Ask and people will tell you many reasons why they travel. They travel to get away or to find; they travel to learn something or to forget everything, They travel in pursuit of different landscapes, new foods, or better air. They travel for work and for play and to see things they’ve read about in books. They travel to have something to talk about with their friends and check things off bucket lists.

In spite of these seemingly disparate reasons, I believe that what we are really all looking for when we travel is a feeling that is strong enough to turn into a memory. I find that one of the nicer effects of the economic downturn, is that generally people have wizened to the fact that this “feeling” cannot be bought.

This past July when I stepped out of the cab in front of my hotel, I didn’t know that the street upon which I was standing would turn out to be my favorite thing in all of Ghent, Belgium. I didn’t even know the name of it. That Jan Breydelstraat was my favorite thing wouldn’t occur to me until after I returned home.

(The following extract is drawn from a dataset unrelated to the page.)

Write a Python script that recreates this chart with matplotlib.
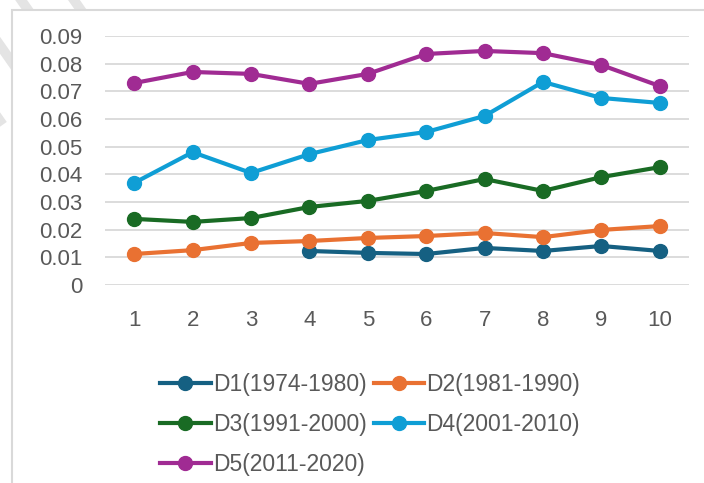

I paid the cab driver and checked to be sure I had my suitcase, purse and camera bag. Disoriented still, I got my first look up and down the cobblestoned street. To my left I could see Gravensteen Castle and looking right, towards Ghent’s main canal, I could see that the street wasn’t very long. Flower pots were neatly lined up on the roof of the shop next to my hotel, and across the street a man on a ladder was painting the trim of a restaurant a thick and shiny black. Something familiar, cozy, yet just the slightest bit uncomfortable stirred in me. Like the beginning of the kind of dream you have at night, I wanted it to keep going.

When traveling the best experiences always occur when we are pushing ourselves at least slightly beyond what is comfortable. Sometimes it happens in places like the Louvre, but most often it happens somewhere else, like on a street you have just stepped onto in Ghent, or on a seemingly silly and impulsive border crossing into a new country. It has less to do with the place or moment itself I think, than the uncomfortableness and “familiar unfamiliarity” of being forced into it.

One of the temptations I must consciously resist when traveling by myself is to pay too much attention to a voice in my head that says, “don’t venture any further than right here.” Sometimes it calls for a literal border crossing, but often it’s a matter of a simple internal shift.

Each time I walked back to my hotel, I would allow Jan Breydelstraat to hold me there. Peering into her windows was the easy part. I then made my own kind of small, but significant internal shift. I found myself sipping coffee at one of her outdoor cafes, then later that day I sat on a bench in a small green space and people watched. I made a reservation in her shiniest, most welcoming restaurants for dinner. Bravely I entered an elegant store that sold only chandeliers. Then as a final small border crossing, instead of merely looking in the window of a boutique that looked way too chic for me, I went in and tried on a scarf and chatted with the storekeeper.

When we travel, even the least outwardly dare-devilish amongst us, I know for a fact, are crossing borders, both literal and not, all the time.

So contrary to what many self proclaimed gurus tell you, there is no right or wrong way to go about all this. Nor, do I believe there are “travelers” and then there are “tourists.” When it comes down to it we all crave this feeling of being jettisoned into the present moment, stopped abruptly, and gifted with the luxury of dancing around in it for a while. Whether you are the person on top of the tourist bus or visiting a small village in Peru, we are all more similar than we think.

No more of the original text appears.